Anyway, the campsite is lovely, but is very expensive.  The swimming pool and Jacuzzi etc are shut up for the winter, but there is still a restaurant open on site and there are a couple of restaurants and a supermarket close by, so we had everything we needed.

We spent a day doing a month of washing and giving the mothership a spring clean in time for our visitor due in a couple of days. We explored the locale and suss out the supermarket, buses and train station.

A trip into the city the next day just sussing out the public transport and walking the town was wonderful, but T managed to get his wallet lifted on the metro despite taking all the normal precautions.  He managed to lose his ID, a few euros and a couple of credit cards. So it was a couple of frantic hours cancelling cards and ordering replacements that evening. No biggie really, but lack of ID might be a pain.

And the next day, over to Fiumicino airport to welcome Charlie.  T has not seen him for five months and it was great to spend a week in Rome with him.

So over the week with Charlie we had a day or so catching up and doing family stuff.  But also we did the tourist things in town – The Colleseum, the Vatican Museum, the fort etc.

After we escorted Charlie back to the airport, we got on with the serious task of looking at the odder things!

Our day of the dead was a visit to the catacombs on the Appian way – the famous Roman road from the eternal city to the south of Italy.  It’s a cobbled road for much of it’s route out of Rome and is pretty narrow. But that doesn’t stop the bus drivers from haring down it!

The catacombs date back to around 300 CE.  This is the time when Christianity sweeps across the land and because they believe in resurrection, they don’t want the body destroyed by fire – the pagan funerary tradition.  Also at that time, burials are not permitted within the city walls of Rome, so cemeteries spring up outside the town. With full christian burials rather than only small urns of ashes, the cemeteries soon fill up.  As much of Rome is built on soft volcanic tufa, it’s easy to dig down. So the Christian cemeteries moved underground. The catacombs extend for many kilometers and are many levels deep. Each burial is in a horizontal niche carved out of the rock wall.  The body is wrapped in linen and placed in the niche, scattered with quicklime and then the niche is sealed with marble or terracotta. Each level of the catacombs has four or five stacked niches. There are more than quarter of a million graves, just in the three catacombs that we visited today.

Of course the rich had larger niches and even family vaults. Today, nearly all the niches are open having been robbed of their marble over the last 1700 years. And over the last 30 years, the human remains have been moved as they too were being stolen by tourists. So the remains have been moved to the lower levels of the catacombs where no visitors are permitted.  The tours are all with a guide – it would be too easy to get lost without one and there are radon fears.

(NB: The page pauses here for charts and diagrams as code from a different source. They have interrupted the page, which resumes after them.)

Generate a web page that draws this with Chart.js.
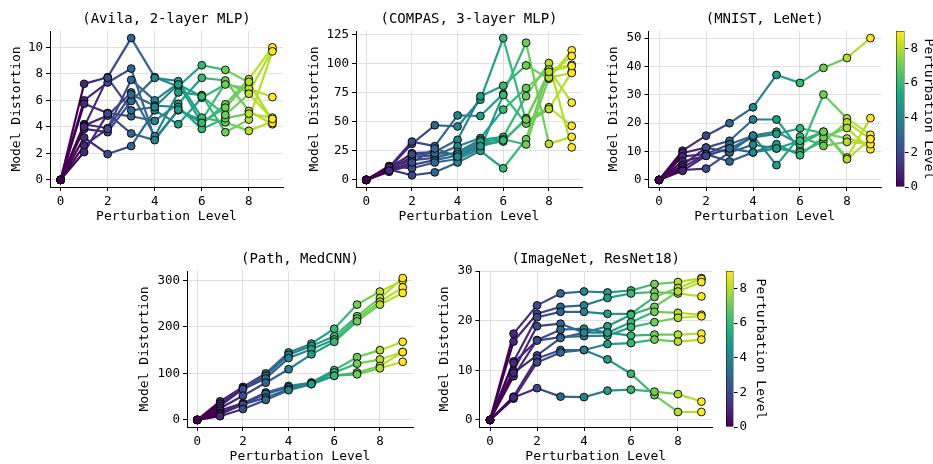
<!DOCTYPE html>
<html>
<head>
<meta charset="utf-8">
<script src="https://cdn.jsdelivr.net/npm/chart.js@4.4.0/dist/chart.umd.min.js"></script>
<style>
body { margin:0; background:#fff; width:933px; height:464px; overflow:hidden; position:relative; }
canvas { position:absolute; }
</style>
</head>
<body>
<script>
// perturbation levels (x) and shared ticks
const levels = [0, 1, 2, 3, 4, 5, 6, 7, 8, 9];
const xTicks = [0, 2, 4, 6, 8];
const cbTicks = [0, 2, 4, 6, 8];
const xLabel = 'Perturbation Level';
const yLabel = 'Model Distortion';

const avilaTitle = '(Avila, 2-layer MLP)';
const avilaTicks = [0, 2, 4, 6, 8, 10];
const avila = [
  [0, 7.25, 7.75, 10.7, 7.75, 7.05, 8.65, 8.3, 7.35, 4.5],
  [0, 6.0, 7.35, 8.4, 3.1, 5.25, 4.5, 7.3, 6.6, 9.85],
  [0, 5.75, 5.05, 4.8, 4.45, 5.75, 7.7, 7.5, 5.2, 4.2],
  [0, 4.2, 3.9, 7.55, 6.0, 7.3, 4.25, 5.7, 7.6, 10.0],
  [0, 4.1, 4.85, 6.6, 3.3, 6.6, 6.4, 3.6, 4.55, 9.7],
  [0, 3.85, 3.6, 5.95, 7.7, 7.45, 4.7, 4.35, 3.7, 4.4],
  [0, 3.2, 1.95, 2.55, 5.25, 4.2, 6.2, 7.2, 6.9, 6.25],
  [0, 2.6, 3.85, 6.45, 5.6, 5.5, 3.85, 4.65, 5.0, 4.7],
  [0, 2.1, 5.0, 3.5, 3.0, 5.3, 4.3, 5.45, 7.4, 4.3],
  [0, 4.0, 7.7, 5.25, 5.5, 7.2, 6.3, 4.9, 6.5, 4.6]
];

const compasTitle = '(COMPAS, 3-layer MLP)';
const compasTicks = [0, 25, 50, 75, 100, 125];
const compas = [
  [0, 10, 31, 47, 46, 69, 122, 50.5, 62.5, 46.5],
  [0, 11, 33, 29, 55.5, 55, 74, 118, 31, 37],
  [0, 9, 23, 24, 34.5, 72, 81, 98.5, 87, 111.5],
  [0, 8, 20, 21, 29, 36, 60.5, 79, 95, 66.5],
  [0, 10, 17, 19, 24, 34.5, 37, 72, 100.5, 28],
  [0, 7, 13, 17, 21, 31, 33, 53, 90.5, 106.5],
  [0, 12, 10, 15, 18, 27, 73, 48.5, 61, 93],
  [0, 9, 4, 6.5, 15, 25, 10, 35, 95, 99],
  [0, 11, 22, 23, 22, 33, 35, 30.5, 88, 92],
  [0, 8, 15, 27, 20, 29, 34, 52, 93, 98]
];

const mnistTitle = '(MNIST, LeNet)';
const mnistTicks = [0, 10, 20, 30, 40, 50];
const mnist = [
  [0, 10.3, 15.6, 20, 25.6, 37, 34.2, 39.5, 43, 50],
  [0, 9.5, 11.4, 13.8, 21.3, 21.3, 10.6, 30.1, 21.7, 15.9],
  [0, 8.3, 9.1, 12.6, 15.6, 17, 12.6, 17, 7.9, 21.8],
  [0, 6.5, 8.5, 11.1, 15, 16.2, 18.2, 16.5, 14.6, 12.6],
  [0, 5.2, 11.4, 9.7, 12.4, 11.1, 9.7, 13.6, 20.3, 14.4],
  [0, 4.4, 9.1, 6.5, 9.7, 12.6, 8.7, 15, 18.3, 10.8],
  [0, 3.5, 4.0, 9.7, 15.6, 5.2, 15.3, 12, 13.4, 12.6],
  [0, 3.2, 8.5, 11.1, 9.7, 11.1, 13.8, 17, 7.3, 14.4]
];

const pathTitle = '(Path, MedCNN)';
const pathTicks = [0, 100, 200, 300];
const path = [
  [0, 40, 71, 100, 145, 164, 196, 248, 276, 300],
  [0, 35, 68, 95, 140, 159, 180, 223, 262, 305],
  [0, 30, 66, 89, 133, 152, 173, 218, 254, 285],
  [0, 25, 52, 80, 109, 141, 168, 212, 248, 273],
  [0, 20, 36, 59, 73, 80.5, 107, 135, 150, 168],
  [0, 15, 33, 56, 70, 79, 102, 121, 130, 146],
  [0, 12, 33, 48, 66, 77, 95, 102, 116, 146],
  [0, 8, 23.5, 43, 64, 77, 95, 98, 111, 125]
];

const imagenetTitle = '(ImageNet, ResNet18)';
const imagenetTicks = [0, 10, 20, 30];
const imagenet = [
  [0, 17.4, 23.1, 25.5, 25.9, 25.7, 26.1, 27.4, 27.8, 28.6],
  [0, 15.8, 21.4, 22.8, 23.1, 24.6, 25.5, 25.8, 25.5, 24.9],
  [0, 11.8, 20.7, 21.8, 21.8, 21.4, 21.4, 24.8, 26.6, 28.4],
  [0, 9.9, 18.9, 19.4, 17.6, 18.9, 21.2, 22.8, 25.9, 27.8],
  [0, 8.8, 16.1, 18.2, 18.4, 17.6, 19.7, 21.8, 21.6, 21.2],
  [0, 11.5, 16.0, 16.7, 16.9, 17.0, 18.7, 19.7, 20.6, 20.9],
  [0, 9.5, 13.0, 16.5, 17.6, 17.6, 17.0, 17.2, 17.2, 17.4],
  [0, 4.7, 12.4, 14.1, 14.1, 15.3, 15.5, 16.2, 15.8, 16.2],
  [0, 4.3, 11.6, 13.6, 14.1, 12.2, 9.3, 5.0, 1.6, 1.6],
  [0, 4.5, 6.4, 4.7, 4.6, 5.9, 6.1, 5.7, 5.2, 3.7]
];

const FONT = 'DejaVu Sans Mono';
const cbMax = levels[levels.length - 1];

const viridisStops = ['#440154','#482475','#414487','#355f8d','#2a788e','#21918c',
  '#22a884','#44bf70','#7ad151','#bddf26','#fde725'];

function hexToRgb(h) {
  return [parseInt(h.slice(1,3),16), parseInt(h.slice(3,5),16), parseInt(h.slice(5,7),16)];
}

function viridis(t) {
  t = Math.max(0, Math.min(1, t));
  const p = t * (viridisStops.length - 1);
  const i = Math.min(Math.floor(p), viridisStops.length - 2);
  const f = p - i;
  const a = hexToRgb(viridisStops[i]), b = hexToRgb(viridisStops[i + 1]);
  const c = a.map((v, k) => Math.round(v + (b[k] - v) * f));
  return 'rgb(' + c.join(',') + ')';
}

function addCanvas(left, top, w, h) {
  const c = document.createElement('canvas');
  c.width = Math.round(w);
  c.height = Math.round(h);
  c.style.left = left + 'px';
  c.style.top = top + 'px';
  document.body.appendChild(c);
  return c;
}

// box = [left, top, right, bottom] of the plot area, yLabX = centre of y label
function makePanel(title, lines, yTicks, box, yLabX) {
  const [L, T, R, B] = box;
  const cLeft = yLabX - 12, cTop = T - 34, cRight = R + 10, cBottom = B + 38;
  const canvas = addCanvas(cLeft, cTop, cRight - cLeft, cBottom - cTop);

  let hi = -Infinity, lo = Infinity;
  lines.forEach(l => l.forEach(v => { hi = Math.max(hi, v); lo = Math.min(lo, v); }));
  const yPad = (hi - lo) * 0.05;
  const xPad = (cbMax - levels[0]) * 0.05;

  const datasets = [];
  lines.forEach(line => {
    datasets.push({
      type: 'line',
      data: levels.map((x, i) => ({x: x, y: line[i]})),
      borderWidth: 2.2,
      borderColor: viridis(0),
      pointRadius: 0,
      tension: 0,
      order: 1,
      segment: { borderColor: ctx => viridis(ctx.p0.parsed.x / cbMax) }
    });
  });
  const pts = [];
  lines.forEach(line => levels.forEach((x, i) => pts.push({x: x, y: line[i]})));
  datasets.push({
    type: 'line',
    showLine: false,
    data: pts,
    order: 0,
    pointRadius: 3.9,
    pointBorderWidth: 0.9,
    pointBorderColor: '#000',
    pointBackgroundColor: ctx => viridis(ctx.raw ? ctx.raw.x / cbMax : 0)
  });

  new Chart(canvas, {
    type: 'line',
    data: { datasets: datasets },
    options: {
      responsive: false,
      animation: false,
      devicePixelRatio: 1,
      layout: { padding: { left: 0, top: T - cTop - 20.4, right: cRight - R, bottom: 0 } },
      plugins: {
        legend: { display: false },
        tooltip: { enabled: false },
        title: {
          display: true, text: title, color: '#000', fullSize: false,
          font: { family: FONT, size: 14, weight: 'normal' },
          padding: { top: 0, bottom: 3.6 }
        }
      },
      scales: {
        x: {
          type: 'linear', min: levels[0] - xPad, max: cbMax + xPad,
          afterBuildTicks: s => { s.ticks = xTicks.map(v => ({value: v})); },
          afterFit: s => { s.height = cBottom - B; },
          ticks: { color: '#000', font: { family: FONT, size: 12.5 }, padding: 3, maxRotation: 0, callback: v => String(v) },
          grid: { color: '#e0e0e0', lineWidth: 1, tickColor: '#000', tickLength: 4 },
          border: { display: true, color: '#000', width: 1 },
          title: { display: true, text: xLabel, color: '#000', font: { family: FONT, size: 13 }, padding: { top: 0, bottom: 0.7 } }
        },
        y: {
          type: 'linear', min: lo - yPad, max: hi + yPad,
          afterBuildTicks: s => { s.ticks = yTicks.map(v => ({value: v})); },
          afterFit: s => { s.width = L - cLeft; },
          ticks: { color: '#000', font: { family: FONT, size: 12.5 }, padding: 3, callback: v => String(v) },
          grid: { color: '#e0e0e0', lineWidth: 1, tickColor: '#000', tickLength: 4 },
          border: { display: true, color: '#000', width: 1 },
          title: { display: true, text: yLabel, color: '#000', font: { family: FONT, size: 13 }, padding: { top: 4.2, bottom: 0 } }
        }
      }
    }
  });
}

// box = [left, top, right, bottom] of the colour strip, labX = centre of its label
function makeColorbar(box, labX) {
  const [L, T, R, B] = box;
  const cRight = labX + 9, cTop = T - 15, cBottom = B + 15;
  const canvas = addCanvas(L, cTop, cRight - L, cBottom - cTop);
  new Chart(canvas, {
    type: 'bar',
    data: {
      labels: [''],
      datasets: [{
        data: [cbMax],
        barPercentage: 1,
        categoryPercentage: 1,
        borderColor: '#000',
        borderWidth: 0.8,
        borderSkipped: false,
        backgroundColor: ctx => {
          const chart = ctx.chart;
          if (!chart.chartArea) return viridis(0.5);
          const ys = chart.scales.y;
          const g = chart.ctx.createLinearGradient(0, ys.getPixelForValue(0), 0, ys.getPixelForValue(cbMax));
          for (let i = 0; i <= 20; i++) g.addColorStop(i / 20, viridis(i / 20));
          return g;
        }
      }]
    },
    options: {
      responsive: false,
      animation: false,
      devicePixelRatio: 1,
      layout: { padding: { left: 0, top: T - cTop, right: 0, bottom: cBottom - B } },
      plugins: { legend: { display: false }, tooltip: { enabled: false } },
      scales: {
        x: { display: false },
        y: {
          position: 'right', min: 0, max: cbMax,
          afterBuildTicks: s => { s.ticks = cbTicks.map(v => ({value: v})); },
          afterFit: s => { s.width = cRight - R; },
          ticks: { color: '#000', font: { family: FONT, size: 12.5 }, padding: 2, callback: v => String(v) },
          grid: { drawOnChartArea: false, tickColor: '#000', tickLength: 4 },
          border: { display: false },
          title: { display: true, text: xLabel, color: '#000', font: { family: FONT, size: 13 }, padding: { top: 1.2, bottom: 0 } }
        }
      }
    }
  });
}

makePanel(avilaTitle, avila, avilaTicks, [50, 30.5, 283, 186.5], 17);
makePanel(compasTitle, compas, compasTicks, [356, 30.5, 582, 186.5], 315);
makePanel(mnistTitle, mnist, mnistTicks, [648.5, 30.5, 881, 186.5], 614);
makeColorbar([896, 30.5, 904.5, 186.5], 928);
makePanel(pathTitle, path, pathTicks, [187, 270.5, 413, 426.5], 145);
makePanel(imagenetTitle, imagenet, imagenetTicks, [479.5, 270.5, 711.5, 426.5], 445);
makeColorbar([726, 270.5, 733.5, 426.5], 760);
</script>
</body>
</html>
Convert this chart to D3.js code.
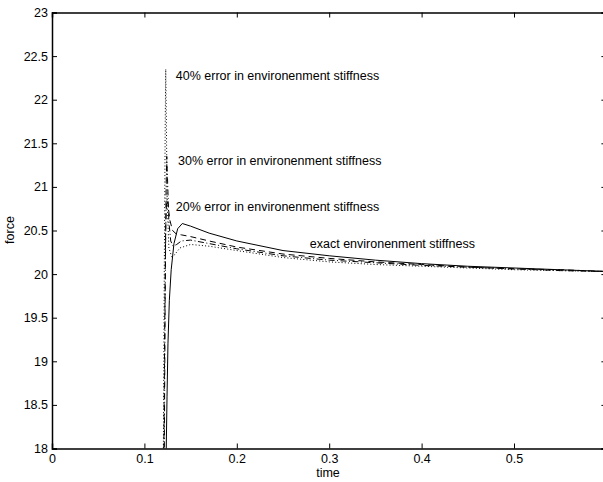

The tours are all quite short – perhaps a few hundred meters of catacombs, so the walk and talk lasts about three quarters of an hour. You can see from the photo – this is a map of one of the smaller catacombs – how extensive they are.

Sadly we have no photos from the catacombs themselves – for whatever reason, photography is forbidden in all the cemeteries we visited today.

And so ends nearly a month in Rome.  The Eternal City certainly lived up to it’s name for us!  From here it’s North rather than further South.